Like much of our city’s oldest historical infrastructure, the Company’s Garden was established in 1952 by the Dutch East India Company or VOC (Vereenigde Oost-Indische Compagnie) as part of the maritime replenishment station based at the Cape. Today this eight-hectare garden is home to more than 8 000 plant species (including the oldest cultivated pear tree in SA, circa 1652) and is one of the city’s best loved attractions.
Stop and smell the roses
Under British colonial rule, the Dutch kitchen-garden layout of this fertile piece of land was overhauled in favour of the Victorian pleasure garden, a style that has been carefully preserved to this day. Wander its various pathways and you’ll come across the water features, koi ponds, aviary and rose garden that are all typical of this era in landscaping.

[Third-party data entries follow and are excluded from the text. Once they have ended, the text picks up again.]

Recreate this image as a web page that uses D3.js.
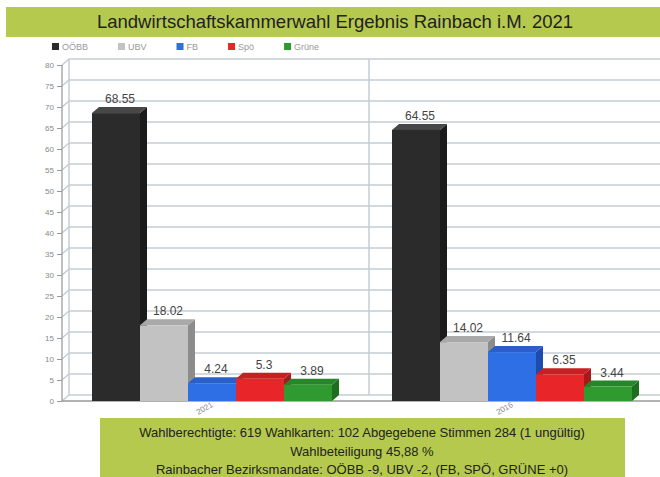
<!DOCTYPE html>
<meta charset='utf-8'>
<head>
  <style>
    body { margin: 0; background: #fff; }
    svg { display: block; font-family: 'Liberation Sans', Arial, sans-serif; }
    .axis path { display: none; }
    .axis line { stroke: #999; }
    .axis text { fill: #888; font-size: 8px; }
  </style>
</head>
<body>
<script src='https://d3js.org/d3.v7.min.js'></script>
<script>

var years = ['2021', '2016'];
var parties = ['OÖBB', 'UBV', 'FB', 'Spö', 'Grüne'];
var votes2021 = [68.55, 18.02, 4.24, 5.3, 3.89];
var votes2016 = [64.55, 14.02, 11.64, 6.35, 3.44];
var yTicks = [0, 5, 10, 15, 20, 25, 30, 35, 40, 45, 50, 55, 60, 65, 70, 75, 80];
var title = 'Landwirtschaftskammerwahl Ergebnis Rainbach i.M. 2021';
var infoLines = [
  'Wahlberechtigte: 619 Wahlkarten: 102 Abgegebene Stimmen 284 (1 ungültig)',
  'Wahlbeteiligung 45,88 %',
  'Rainbacher Bezirksmandate: OÖBB -9, UBV -2, (FB, SPÖ, GRÜNE +0)'
];

// front / top / side colours per party
var colors = {
  'OÖBB':  ['#2b2b2b', '#474747', '#1b1b1b'],
  'UBV':   ['#c2c2c2', '#a9a9a9', '#8c8c8c'],
  'FB':    ['#2f6fe6', '#2a5fca', '#1e4cae'],
  'Spö':   ['#e8262a', '#c91f22', '#a8191b'],
  'Grüne': ['#2f9a2f', '#27862a', '#1d6e1f']
};

var data = years.map((yr, i) => ({
  year: yr,
  values: parties.map((p, j) => ({party: p, value: (i == 0 ? votes2021 : votes2016)[j]}))
}));

var W = 660, H = 477;
var depth = {x: 7, y: 6};
var axisX = 62;

var svg = d3.select('body').append('svg')
    .attr('width', W)
    .attr('height', H);

// title band
svg.append('rect')
    .attr('x', 6).attr('y', 7).attr('width', W - 6).attr('height', 30)
    .attr('fill', '#b5c94f');
svg.append('text')
    .attr('x', 335).attr('y', 28)
    .attr('text-anchor', 'middle')
    .attr('font-size', 18.5)
    .attr('fill', '#222')
    .text(title);

var x0 = d3.scaleBand().domain(years).range([axisX, axisX + 600]);
var x1 = d3.scaleBand().domain(parties).range([0, x0.bandwidth()]).paddingOuter(0.625);
var y = d3.scaleLinear().domain([0, 80]).range([401, 65]);

// back wall grid
var grid = svg.append('g').attr('stroke', '#c3ccd4').attr('stroke-width', 1.5).attr('fill', 'none');
yTicks.forEach(t => {
  grid.append('line')
      .attr('x1', axisX + depth.x).attr('x2', W)
      .attr('y1', y(t) - depth.y).attr('y2', y(t) - depth.y);
  grid.append('line')
      .attr('x1', axisX).attr('x2', axisX + depth.x)
      .attr('y1', y(t)).attr('y2', y(t) - depth.y);
});
grid.append('line')
    .attr('x1', axisX + depth.x).attr('x2', axisX + depth.x)
    .attr('y1', y(0) - depth.y).attr('y2', y(80) - depth.y);
grid.append('line')
    .attr('x1', x0('2016') + depth.x).attr('x2', x0('2016') + depth.x)
    .attr('y1', y(0) - depth.y).attr('y2', y(80) - depth.y);

// axis and floor
svg.append('line')
    .attr('x1', axisX).attr('x2', axisX)
    .attr('y1', y(0)).attr('y2', y(80))
    .attr('stroke', '#aaa').attr('stroke-width', 1.5);
svg.append('line')
    .attr('x1', axisX).attr('x2', W)
    .attr('y1', y(0)).attr('y2', y(0))
    .attr('stroke', '#999').attr('stroke-width', 1.5);

svg.append('g')
    .attr('class', 'axis')
    .attr('transform', 'translate(' + axisX + ',0)')
    .call(d3.axisLeft(y).tickValues(yTicks).tickSize(5).tickPadding(3));

svg.append('g')
    .attr('class', 'axis')
    .attr('transform', 'translate(0,' + y(0) + ')')
    .call(d3.axisBottom(x0).tickSize(0).tickPadding(2))
  .selectAll('text')
    .style('text-anchor', 'middle')
    .attr('transform', 'translate(-10,3) rotate(-30)');

// 3d bars
var groups = svg.selectAll('.grp')
    .data(data)
  .enter().append('g')
    .attr('transform', d => 'translate(' + x0(d.year) + ',0)');

var bars = groups.selectAll('.bar')
    .data(d => d.values)
  .enter().append('g');

var bw = x1.bandwidth();

bars.append('path')
    .attr('fill', d => colors[d.party][2])
    .attr('d', d => {
      var xr = x1(d.party) + bw, yt = y(d.value), yb = y(0);
      return 'M' + xr + ',' + yt + 'L' + (xr + depth.x) + ',' + (yt - depth.y) +
             'L' + (xr + depth.x) + ',' + (yb - depth.y) + 'L' + xr + ',' + yb + 'Z';
    });

bars.append('path')
    .attr('fill', d => colors[d.party][1])
    .attr('d', d => {
      var xl = x1(d.party), yt = y(d.value);
      return 'M' + xl + ',' + yt + 'L' + (xl + depth.x) + ',' + (yt - depth.y) +
             'L' + (xl + bw + depth.x) + ',' + (yt - depth.y) + 'L' + (xl + bw) + ',' + yt + 'Z';
    });

bars.append('rect')
    .attr('fill', d => colors[d.party][0])
    .attr('x', d => x1(d.party))
    .attr('y', d => y(d.value))
    .attr('width', bw)
    .attr('height', d => y(0) - y(d.value));

bars.append('text')
    .attr('x', d => x1(d.party) + bw / 2 + 4)
    .attr('y', d => y(d.value) - 10)
    .attr('text-anchor', 'middle')
    .attr('font-size', 12)
    .attr('fill', '#444')
    .text(d => d.value);

// legend
var lx = 52;
parties.forEach(p => {
  svg.append('rect')
      .attr('x', lx).attr('y', 43).attr('width', 7).attr('height', 7)
      .attr('fill', colors[p][0]);
  var t = svg.append('text')
      .attr('x', lx + 10).attr('y', 50)
      .attr('font-size', 9)
      .attr('fill', '#999')
      .text(p);
  lx += 10 + t.node().getComputedTextLength() + 30;
});

// info box
svg.append('rect')
    .attr('x', 100).attr('y', 418).attr('width', 525).attr('height', H - 418)
    .attr('fill', '#b5c94f');
infoLines.forEach((s, i) => {
  svg.append('text')
      .attr('x', 362).attr('y', 437 + i * 18.5)
      .attr('text-anchor', 'middle')
      .attr('font-size', 13)
      .attr('fill', '#222')
      .text(s);
});

</script>
</body>
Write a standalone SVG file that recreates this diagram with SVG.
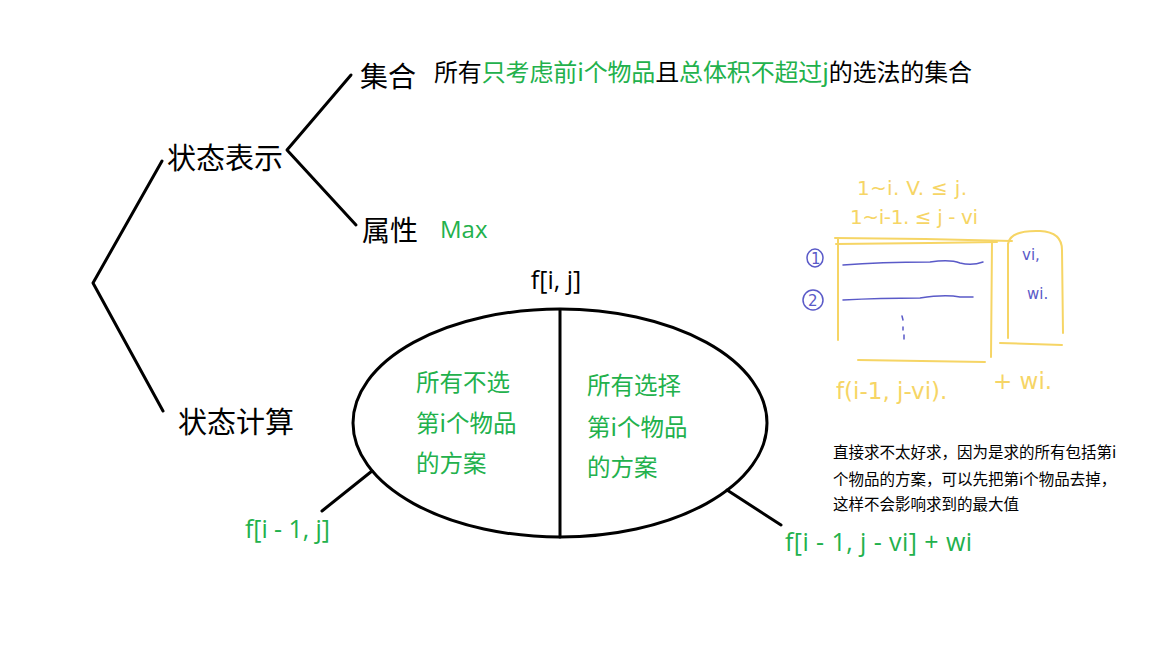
<svg xmlns="http://www.w3.org/2000/svg" width="1152" height="648" viewBox="0 0 1152 648">
  <style>
    .cjk { font-family: "Noto Sans CJK SC", "Microsoft YaHei", sans-serif; }
    .lat { font-family: "Open Sans", "Noto Sans", sans-serif; }
    .blk { fill: #000; }
    .grn { fill: #22b14c; }
    .big { font-size: 29px; }
    .mid { font-size: 25px; }
    .ln { stroke: #000; stroke-width: 3; fill: none; stroke-linecap: round; stroke-linejoin: round; }
    .yl { stroke: #f6d565; stroke-width: 2; fill: none; stroke-linecap: round; stroke-linejoin: round; }
    .bl { stroke: #5a5ac8; stroke-width: 1.5; fill: none; stroke-linecap: round; }
    .hy { font-family: "DejaVu Sans", sans-serif; font-size: 20px; fill: #f6d565; }
    .hy-lg { font-size: 23px; }
    .hb { font-family: "DejaVu Sans", sans-serif; font-size: 15px; fill: #5a5ac8; }
  </style>
  <rect width="1152" height="648" fill="#fff"/>

  <!-- connectors -->
  <g id="connectors">
    <polyline class="ln" points="162,161 93,283 163,411"/>
    <polyline class="ln" points="351,75 287,150 356,225"/>
    <line class="ln" x1="372" y1="471" x2="322" y2="511"/>
    <line class="ln" x1="727" y1="490" x2="781" y2="525"/>
  </g>

  <g id="node-state-repr">
    <text class="cjk blk big" x="167" y="169">状态表示</text>
  </g>
  <g id="node-set">
    <text class="cjk blk" font-size="28" x="360" y="87">集合</text>
    <text class="cjk blk" font-size="24" x="434" y="81" textLength="538" lengthAdjust="spacing">所有<tspan class="grn">只考虑前i个物品</tspan>且<tspan class="grn">总体积不超过j</tspan>的选法的集合</text>
  </g>
  <g id="node-attr">
    <text class="cjk blk" font-size="28" x="362" y="241">属性</text>
    <text class="lat grn" font-size="24" x="440" y="238">Max</text>
  </g>
  <g id="node-state-calc">
    <text class="cjk blk big" x="178" y="433">状态计算</text>
  </g>

  <g id="node-fij">
    <text class="lat blk mid" x="556" y="289" text-anchor="middle">f[i, j]</text>
    <ellipse class="ln" cx="560" cy="423" rx="207" ry="114"/>
    <line class="ln" x1="560" y1="310" x2="560" y2="537"/>
    <text class="cjk grn" font-size="23.5" x="416" y="391">所有不选</text>
    <text class="cjk grn" font-size="23.5" x="416" y="432">第i个物品</text>
    <text class="cjk grn" font-size="23.5" x="416" y="472">的方案</text>
    <text class="cjk grn" font-size="23.5" x="587" y="394">所有选择</text>
    <text class="cjk grn" font-size="23.5" x="587" y="436">第i个物品</text>
    <text class="cjk grn" font-size="23.5" x="587" y="476">的方案</text>
  </g>

  <g id="node-left-result">
    <text class="lat grn mid" x="245" y="538" textLength="85" lengthAdjust="spacing">f[i - 1, j]</text>
  </g>
  <g id="node-right-result">
    <text class="lat grn mid" x="785" y="551" textLength="187" lengthAdjust="spacing">f[i - 1, j - vi] + wi</text>
  </g>

  <g id="note">
    <text class="cjk blk" font-size="15.5" x="833" y="458">直接求不太好求，因为是求的所有包括第i</text>
    <text class="cjk blk" font-size="15.5" x="833" y="485">个物品的方案，可以先把第i个物品去掉，</text>
    <text class="cjk blk" font-size="15.5" x="833" y="510">这样不会影响求到的最大值</text>
  </g>

  <!-- hand sketch -->
  <g id="sketch">
    <text class="hy" x="857" y="195" textLength="110" lengthAdjust="spacing">1~i. V. ≤ j.</text>
    <text class="hy" x="850" y="224" textLength="128" lengthAdjust="spacing">1~i-1.  ≤ j - vi</text>
    <path class="yl" d="M835,238 L925,239 L1012,241"/>
    <path class="yl" d="M836,244 L930,243 L997,242"/>
    <path class="yl" d="M838,238 L838,340"/>
    <path class="yl" d="M992,241 L991,357"/>
    <path class="yl" d="M858,360 L985,362"/>
    <path class="yl" d="M1008,244 L1008,338"/>
    <path class="yl" d="M1008,244 Q1010,230 1040,231 Q1062,232 1062,250 L1063,333"/>
    <path class="yl" d="M1000,343 L1062,345"/>
    <path class="bl" d="M843,265 Q880,262 930,262 Q950,259 960,263 Q972,266 983,262"/>
    <path class="bl" d="M843,300 Q880,298 920,298 Q945,294 960,297 L973,297"/>
    <path class="bl" d="M902,316 L903,320 M903,327 L903,330 M904,335 L904,339"/>
    <ellipse class="bl" cx="815" cy="258" rx="8" ry="9"/>
    <text class="hb" x="811" y="264">1</text>
    <ellipse class="bl" cx="813" cy="300" rx="10" ry="10"/>
    <text class="hb" x="808" y="306">2</text>
    <text class="hb" x="1022" y="260">vi,</text>
    <text class="hb" x="1027" y="299">wi.</text>
    <text class="hy hy-lg" x="836" y="399">f(i-1, j-vi).</text>
    <text class="hy hy-lg" x="993" y="389">+ wi.</text>
  </g>
</svg>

The Garden is also home to a number of statues and war memorials, lending a historical gravitas to its whimsical atmosphere.
Take a stroll along Government Avenue
This broad pedestrian thoroughfare connects the leafy suburb of Gardens to Wale Street in the CBD. A stroll down its shady length takes you past various institutional buildings constructed under British rule during the 19th century, such as the Houses of Parliament and Die Tuynhuys, the president’s residence in Cape Town. Other notable buildings abutting the Garden include the Slave Lodge (now a human-rights-themed museum), the Iziko South African Museum and Planetarium, and the South African National Gallery.
Feed the squirrels
Children will delight in feeding the Garden’s cutest residents, a horde of friendly squirrels that will gently take a proffered peanut from your hand before scurrying up the nearest tree to chatter at you.
Haarlem & Hope
The old tea room has shut up shop and will reopen in October as Haarlem & Hope, serving breakfast, lunch and afternoon tea. The restaurant, run by the popular Madame Zingara Group, takes its name from a Dutch ship, the Nieuwe Haarlem, which ran aground in 1647, eventually leading to Jan van Riebeeck’s decision to set up a replenishment station here.